Hice una reflexión que me gustó sobre el hecho de que con tantos aparatos eléctricos para comunicarse con el exterior –súmele el ascensor- una situación así se hacía más insoportable, el sentimiento de aislamiento era mayor que lo que hubiese sido hace medio siglo o en una aldea nórdica medieval. Maldito progreso
Pero y he aquí la nuez del cuento, de repente me vino una relación con la muerte. Sí, las asociaciones funcionan así. Yo estaba en una especie de colorida y amable urna y afuera pasaban cosas, a lo mejor tremebundas, la barahúnda del mundo que me era inaccesible. Ay Dios mío que solos se quedan los muertos, decía Becquer en uno de sus empalagosos e interesantes poemas. Pero y a eso voy, porque es lo único que me suena interesante, era un horrible modalidad de la muerte, yo estaba muerto porque no tenía acceso al mundo –el hombre es “ser en el mundo”, dicen los fenomenólogos- pero estaba condenado a saber por toda la eternidad que él seguía allí, con sus dramas y sus comedias y yo condenado a ser un solitario e impotente testigo angustiado por él, con la soledad más cruel imaginable.

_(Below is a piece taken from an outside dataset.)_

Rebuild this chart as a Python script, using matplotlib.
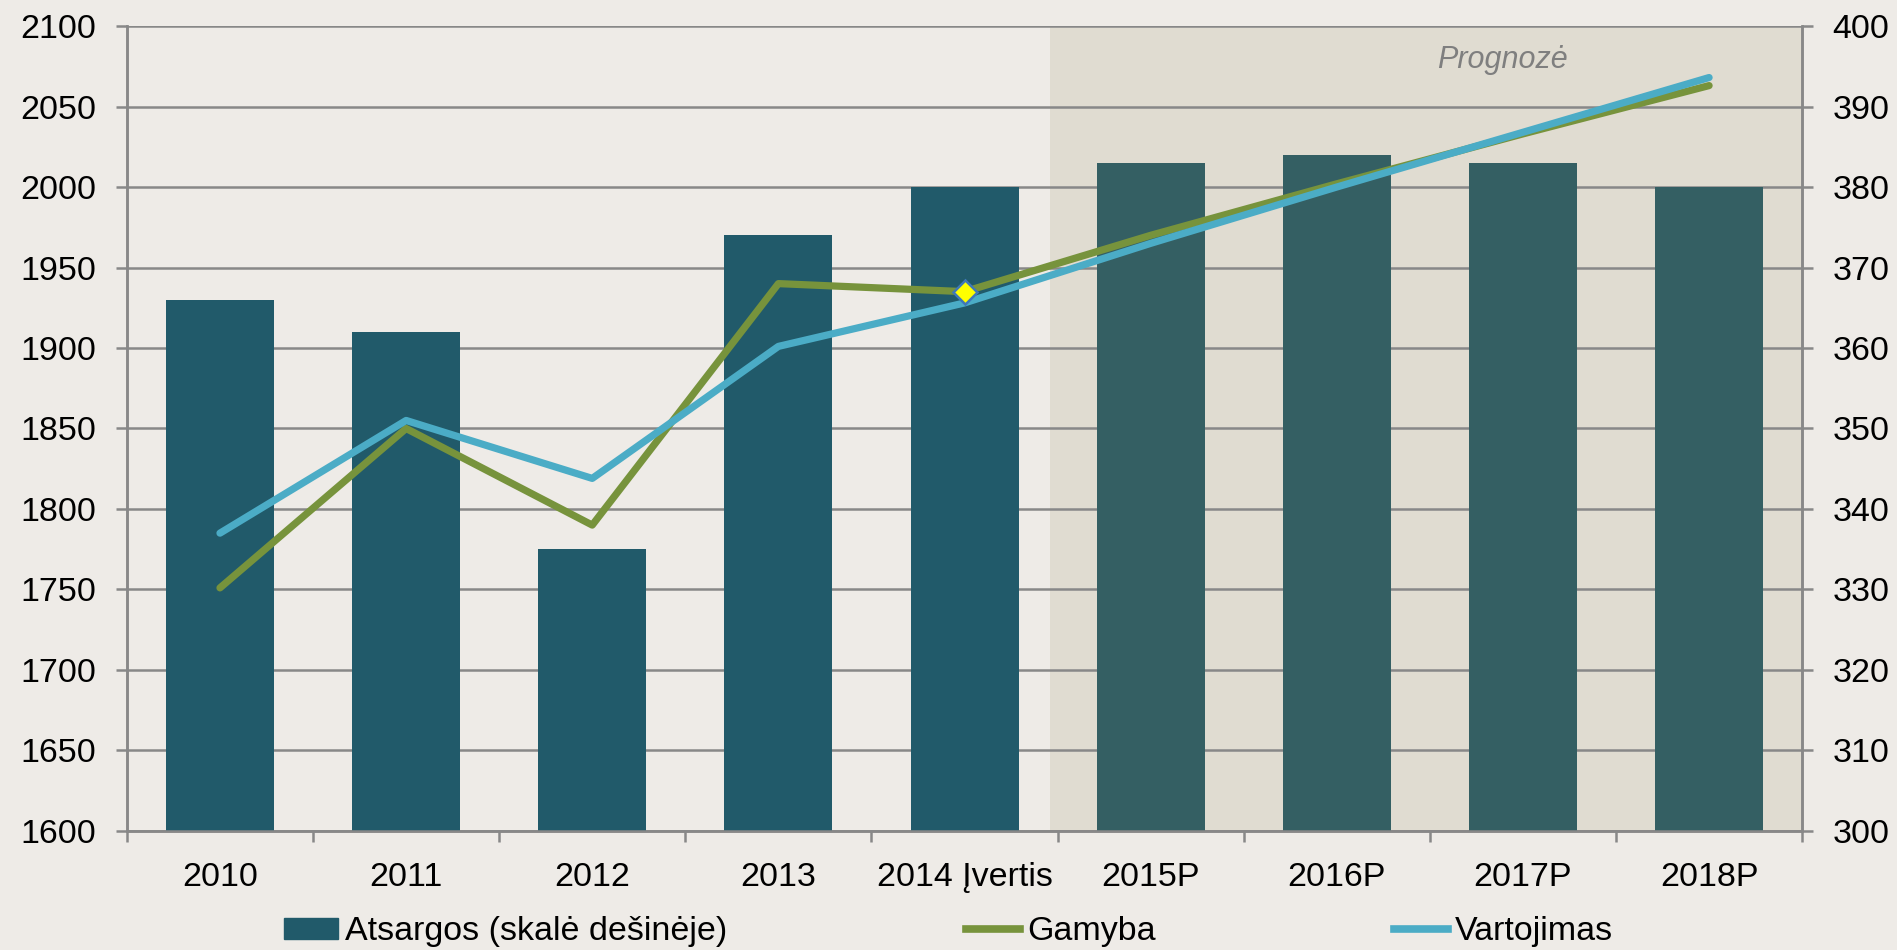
import matplotlib
matplotlib.use("Agg")
import matplotlib.pyplot as plt
import numpy as np
from matplotlib.patches import Patch
from matplotlib.lines import Line2D

plt.rcParams['font.family'] = ['Liberation Sans', 'DejaVu Sans']

# data
labels = ['2010', '2011', '2012', '2013', '2014 Įvertis', '2015P', '2016P', '2017P', '2018P']
atsargos = [366, 362, 335, 374, 380, 383, 384, 383, 380]          # right scale
gamyba = [1751, 1850, 1790, 1940, 1935, 1970, 2002, 2033, 2063]
vartojimas = [1785, 1855, 1819, 1901, 1928, 1965, 2000, 2034, 2068]
n_actual = 5  # first 5 categories are actual, rest forecast

bg = '#eeebe7'
grid_c = '#888888'
fs = 24.5

fig = plt.figure(figsize=(18.97, 9.5), dpi=100, facecolor=bg)
ax = fig.add_axes([0.0669, 0.1253, 0.8831, 0.8473])
ax2 = ax.twinx()

x = np.arange(len(labels))

# forecast shading + bars on the right axis
ax2.axvspan(n_actual - 0.54, len(labels) - 0.5, color='#e0dcd1', zorder=0, lw=0)
bar_colors = ['#215a6a'] * n_actual + ['#345f63'] * (len(labels) - n_actual)
ax2.bar(x, atsargos, width=0.58, color=bar_colors, zorder=3)
ax2.set_ylim(300, 400)
ax2.set_yticks(np.arange(300, 401, 10))
ax2.grid(axis='y', color=grid_c, lw=1.8, zorder=1)
ax2.set_axisbelow(True)

# lines on the left axis, drawn on top
ax.set_zorder(ax2.get_zorder() + 1)
ax.patch.set_visible(False)
ax.plot(x, gamyba, color='#77933c', lw=5.2, solid_capstyle='round', solid_joinstyle='round')
ax.plot(x, vartojimas, color='#4bacc6', lw=5.2, solid_capstyle='round', solid_joinstyle='round')
ax.plot([4], [gamyba[4]], marker='D', ms=12, mfc='#ffff00', mec='#3f78b8', mew=1.8, ls='none')
ax.set_ylim(1600, 2100)
ax.set_yticks(np.arange(1600, 2101, 50))
ax.set_xlim(-0.5, len(labels) - 0.5)

ax.text(6.89, 2079, 'Prognozė', fontsize=22, style='italic', color='#7f7f7f', ha='center', va='center')

# x ticks: labels at categories, marks at the boundaries
ax.set_xticks(x)
ax.set_xticklabels(labels)
ax.set_xticks(np.arange(-0.5, len(labels)), minor=True)
ax.tick_params(axis='x', which='major', length=0, labelsize=fs, pad=22)
ax.tick_params(axis='x', which='minor', length=8, width=1.8, color=grid_c)
ax.tick_params(axis='y', length=8, width=1.8, color=grid_c, labelsize=fs, pad=14)
ax2.tick_params(axis='y', length=8, width=1.8, color=grid_c, labelsize=fs, pad=14)

for a in (ax, ax2):
    for s in a.spines.values():
        s.set_color(grid_c)
        s.set_linewidth(1.8)
    a.spines['top'].set_visible(False)

# legend
handles = [Patch(color='#215a6a', label='Atsargos (skalė dešinėje)'),
           Line2D([], [], color='#77933c', lw=5.5, label='Gamyba'),
           Line2D([], [], color='#4bacc6', lw=5.5, label='Vartojimas')]
fig.legend(handles=handles, loc='center', bbox_to_anchor=(0.5, 0.019), ncol=3,
           frameon=False, fontsize=fs, handlelength=1.6, handletextpad=0.2,
           columnspacing=7.0, handleheight=0.6)

fig.savefig('out.png', dpi=100, facecolor=bg)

Nada. Por allí llegó mi mujer, cargada de cuentos de la victoria de haber llegado a la avenida Victoria con todo y Guaidó. Además con un bojote de novedades que le había contado Luis Manuel sobre los secretos del Vaticano opositor. El paisaje ontológico cambió pero me quedó esa imagen de una muerte como una eterna prisión, muy lejos y muy cerca del mundo, esperando algo milagroso e imposible que tenía que ver con la perdida luz de unos bombillos. Godot nunca llega.